## start DATA SEGMENT

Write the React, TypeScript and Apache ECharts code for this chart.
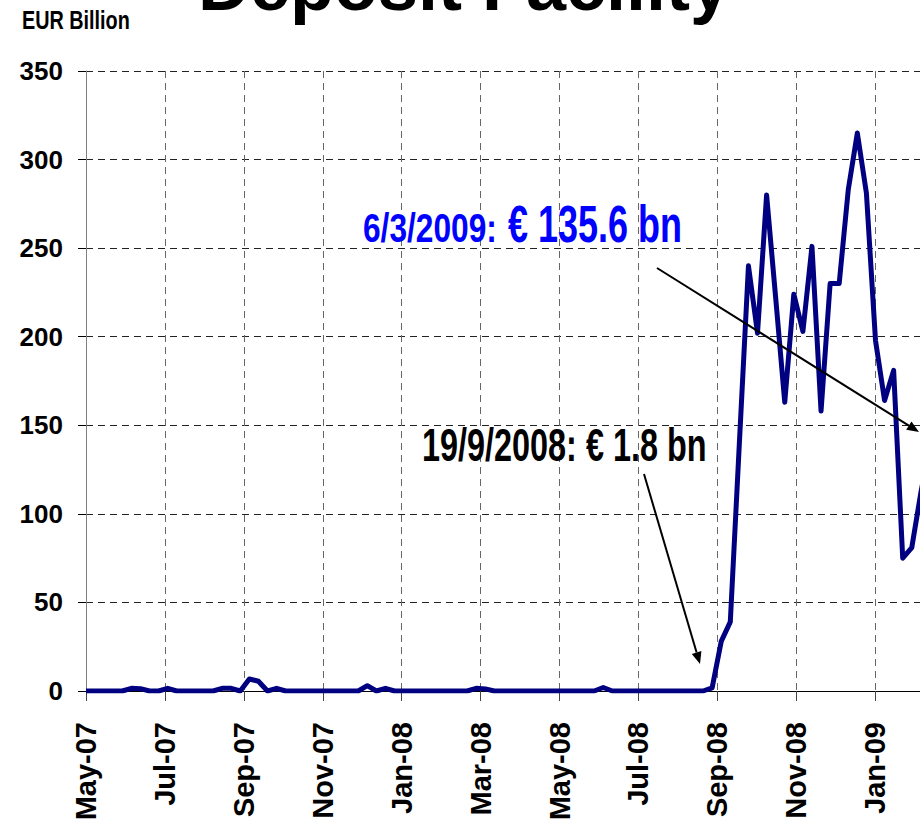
import React, { useEffect, useRef } from "react";
import * as echarts from "echarts";

// Tick labels of the date axis, one every two months starting May 2007
const tickLabels = [
  "May-07", "Jul-07", "Sep-07", "Nov-07", "Jan-08", "Mar-08",
  "May-08", "Jul-08", "Sep-08", "Nov-08", "Jan-09",
];

// Weekly recourse to the deposit facility (EUR billion), first week = May-07
const weeklyValues = [
  0, 0, 0, 0, 0, 1.5, 1.3, 0, 0, 1.5,
  0, 0, 0, 0, 0, 1.5, 1.5, 0, 6.8, 5.5,
  0, 1.5, 0, 0, 0, 0, 0, 0, 0, 0,
  0, 3, 0, 1.5, 0, 0, 0, 0, 0, 0,
  0, 0, 0, 1.5, 1.2, 0, 0, 0, 0, 0,
  0, 0, 0, 0, 0, 0, 0, 2, 0, 0,
  0, 0, 0, 0, 0, 0, 0, 0, 0, 1.8,
  28, 39, 140, 240, 202, 280, 222, 163, 224, 203,
  251, 158, 230, 230, 283, 315, 281, 198, 164, 181,
  75, 81, 112, 138, 145, 135.6,
];

const DAYS_PER_MONTH = 365.25 / 12;

const SANS = "'Liberation Sans', Arial, sans-serif";

function arrow(x1: number, y1: number, x2: number, y2: number) {
  const dx = x2 - x1;
  const dy = y2 - y1;
  const len = Math.sqrt(dx * dx + dy * dy);
  const ux = dx / len;
  const uy = dy / len;
  const headL = 12;
  const headW = 5;
  const bx = x2 - ux * headL;
  const by = y2 - uy * headL;
  return [
    {
      type: "line",
      shape: { x1, y1, x2: bx, y2: by },
      style: { stroke: "#000", lineWidth: 2 },
      z: 10,
    },
    {
      type: "polygon",
      shape: {
        points: [
          [x2, y2],
          [bx - uy * headW, by + ux * headW],
          [bx + uy * headW, by - ux * headW],
        ],
      },
      style: { fill: "#000" },
      z: 10,
    },
  ];
}

function label(
  text: string,
  x: number,
  y: number,
  fontSize: number,
  scaleY: number,
  fill: string
) {
  return {
    type: "text",
    x,
    y,
    scaleY,
    z: 10,
    style: {
      text,
      fontSize,
      fontWeight: "bold",
      fontFamily: SANS,
      fill,
      align: "left",
      verticalAlign: "middle",
    },
  };
}

export default function App() {
  const ref = useRef<HTMLDivElement>(null);

  useEffect(() => {
    document.body.style.margin = "0";
    document.body.style.overflow = "hidden";
    if (!ref.current) return;
    const chart = echarts.init(ref.current, undefined, { renderer: "svg" });

    const data = weeklyValues.map((v, k) => [(k * 7) / DAYS_PER_MONTH, v]);

    const option: any = {
      animation: false,
      backgroundColor: "#fff",
      textStyle: { fontFamily: SANS },
      grid: {
        left: 86,
        top: 71,
        height: 620,
        width: 947,
        containLabel: false,
        outerBoundsMode: "none",
      },
      xAxis: {
        type: "value",
        min: 0,
        max: 24,
        interval: 2,
        axisLine: { show: true, onZero: false, lineStyle: { color: "#000", width: 1 } },
        axisTick: { show: true, length: 10, lineStyle: { color: "#444", width: 1 } },
        axisLabel: {
          rotate: 90,
          margin: 31,
          fontSize: 29,
          fontWeight: "bold",
          color: "#000",
          fontFamily: SANS,
          showMaxLabel: false,
          formatter: (v: number) => tickLabels[Math.round(v / 2)] ?? "",
        },
        splitLine: { show: true, lineStyle: { color: "#666", width: 1, type: [7, 5] } },
      },
      yAxis: {
        type: "value",
        min: 0,
        max: 350,
        interval: 50,
        axisLine: { show: true, lineStyle: { color: "#808080", width: 1 } },
        axisTick: { show: true, length: 8, lineStyle: { color: "#000", width: 1 } },
        axisLabel: {
          margin: 23,
          fontSize: 26,
          fontWeight: "bold",
          color: "#000",
          fontFamily: SANS,
        },
        splitLine: { show: true, lineStyle: { color: "#222", width: 1, type: [7, 5] } },
      },
      series: [
        {
          type: "line",
          data,
          showSymbol: false,
          symbol: "none",
          lineStyle: { color: "#000080", width: 5, join: "round" },
          z: 3,
        },
      ],
      graphic: [
        {
          type: "text",
          x: 464,
          y: -15,
          z: 10,
          style: {
            text: "Deposit Facility",
            fontSize: 72,
            fontWeight: "bold",
            fontFamily: SANS,
            fill: "#000",
            align: "center",
            verticalAlign: "middle",
          },
        },
        label("EUR Billion", 22, 21, 19.8, 1.27, "#000"),
        label("6/3/2009:", 363, 228.5, 31.7, 1.28, "#0000FF"),
        label("€ 135.6 bn", 508, 224, 36, 1.46, "#0000FF"),
        label("19/9/2008: € 1.8 bn", 422, 445, 32.4, 1.42, "#000"),
        ...arrow(657, 268, 919, 432),
        ...arrow(644, 474, 700, 664),
      ],
    };

    chart.setOption(option);
    return () => {
      chart.dispose();
    };
  }, []);

  return (
    <div style={{ width: 920, height: 835, overflow: "hidden", position: "relative" }}>
      <div ref={ref} style={{ width: 920, height: 835 }} />
    </div>
  );
}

## end DATA SEGMENT

» **WORK REQUIRED**
Copy out every line of the material above exactly, skipping the pictures.

» **OUTPUT OF THE TASK**
Write the React, TypeScript and Apache ECharts code for this chart.
import React, { useEffect, useRef } from "react";
import * as echarts from "echarts";

// Tick labels of the date axis, one every two months starting May 2007
const tickLabels = [
  "May-07", "Jul-07", "Sep-07", "Nov-07", "Jan-08", "Mar-08",
  "May-08", "Jul-08", "Sep-08", "Nov-08", "Jan-09",
];

// Weekly recourse to the deposit facility (EUR billion), first week = May-07
const weeklyValues = [
  0, 0, 0, 0, 0, 1.5, 1.3, 0, 0, 1.5,
  0, 0, 0, 0, 0, 1.5, 1.5, 0, 6.8, 5.5,
  0, 1.5, 0, 0, 0, 0, 0, 0, 0, 0,
  0, 3, 0, 1.5, 0, 0, 0, 0, 0, 0,
  0, 0, 0, 1.5, 1.2, 0, 0, 0, 0, 0,
  0, 0, 0, 0, 0, 0, 0, 2, 0, 0,
  0, 0, 0, 0, 0, 0, 0, 0, 0, 1.8,
  28, 39, 140, 240, 202, 280, 222, 163, 224, 203,
  251, 158, 230, 230, 283, 315, 281, 198, 164, 181,
  75, 81, 112, 138, 145, 135.6,
];

const DAYS_PER_MONTH = 365.25 / 12;

const SANS = "'Liberation Sans', Arial, sans-serif";

function arrow(x1: number, y1: number, x2: number, y2: number) {
  const dx = x2 - x1;
  const dy = y2 - y1;
  const len = Math.sqrt(dx * dx + dy * dy);
  const ux = dx / len;
  const uy = dy / len;
  const headL = 12;
  const headW = 5;
  const bx = x2 - ux * headL;
  const by = y2 - uy * headL;
  return [
    {
      type: "line",
      shape: { x1, y1, x2: bx, y2: by },
      style: { stroke: "#000", lineWidth: 2 },
      z: 10,
    },
    {
      type: "polygon",
      shape: {
        points: [
          [x2, y2],
          [bx - uy * headW, by + ux * headW],
          [bx + uy * headW, by - ux * headW],
        ],
      },
      style: { fill: "#000" },
      z: 10,
    },
  ];
}

function label(
  text: string,
  x: number,
  y: number,
  fontSize: number,
  scaleY: number,
  fill: string
) {
  return {
    type: "text",
    x,
    y,
    scaleY,
    z: 10,
    style: {
      text,
      fontSize,
      fontWeight: "bold",
      fontFamily: SANS,
      fill,
      align: "left",
      verticalAlign: "middle",
    },
  };
}

export default function App() {
  const ref = useRef<HTMLDivElement>(null);

  useEffect(() => {
    document.body.style.margin = "0";
    document.body.style.overflow = "hidden";
    if (!ref.current) return;
    const chart = echarts.init(ref.current, undefined, { renderer: "svg" });

    const data = weeklyValues.map((v, k) => [(k * 7) / DAYS_PER_MONTH, v]);

    const option: any = {
      animation: false,
      backgroundColor: "#fff",
      textStyle: { fontFamily: SANS },
      grid: {
        left: 86,
        top: 71,
        height: 620,
        width: 947,
        containLabel: false,
        outerBoundsMode: "none",
      },
      xAxis: {
        type: "value",
        min: 0,
        max: 24,
        interval: 2,
        axisLine: { show: true, onZero: false, lineStyle: { color: "#000", width: 1 } },
        axisTick: { show: true, length: 10, lineStyle: { color: "#444", width: 1 } },
        axisLabel: {
          rotate: 90,
          margin: 31,
          fontSize: 29,
          fontWeight: "bold",
          color: "#000",
          fontFamily: SANS,
          showMaxLabel: false,
          formatter: (v: number) => tickLabels[Math.round(v / 2)] ?? "",
        },
        splitLine: { show: true, lineStyle: { color: "#666", width: 1, type: [7, 5] } },
      },
      yAxis: {
        type: "value",
        min: 0,
        max: 350,
        interval: 50,
        axisLine: { show: true, lineStyle: { color: "#808080", width: 1 } },
        axisTick: { show: true, length: 8, lineStyle: { color: "#000", width: 1 } },
        axisLabel: {
          margin: 23,
          fontSize: 26,
          fontWeight: "bold",
          color: "#000",
          fontFamily: SANS,
        },
        splitLine: { show: true, lineStyle: { color: "#222", width: 1, type: [7, 5] } },
      },
      series: [
        {
          type: "line",
          data,
          showSymbol: false,
          symbol: "none",
          lineStyle: { color: "#000080", width: 5, join: "round" },
          z: 3,
        },
      ],
      graphic: [
        {
          type: "text",
          x: 464,
          y: -15,
          z: 10,
          style: {
            text: "Deposit Facility",
            fontSize: 72,
            fontWeight: "bold",
            fontFamily: SANS,
            fill: "#000",
            align: "center",
            verticalAlign: "middle",
          },
        },
        label("EUR Billion", 22, 21, 19.8, 1.27, "#000"),
        label("6/3/2009:", 363, 228.5, 31.7, 1.28, "#0000FF"),
        label("€ 135.6 bn", 508, 224, 36, 1.46, "#0000FF"),
        label("19/9/2008: € 1.8 bn", 422, 445, 32.4, 1.42, "#000"),
        ...arrow(657, 268, 919, 432),
        ...arrow(644, 474, 700, 664),
      ],
    };

    chart.setOption(option);
    return () => {
      chart.dispose();
    };
  }, []);

  return (
    <div style={{ width: 920, height: 835, overflow: "hidden", position: "relative" }}>
      <div ref={ref} style={{ width: 920, height: 835 }} />
    </div>
  );
}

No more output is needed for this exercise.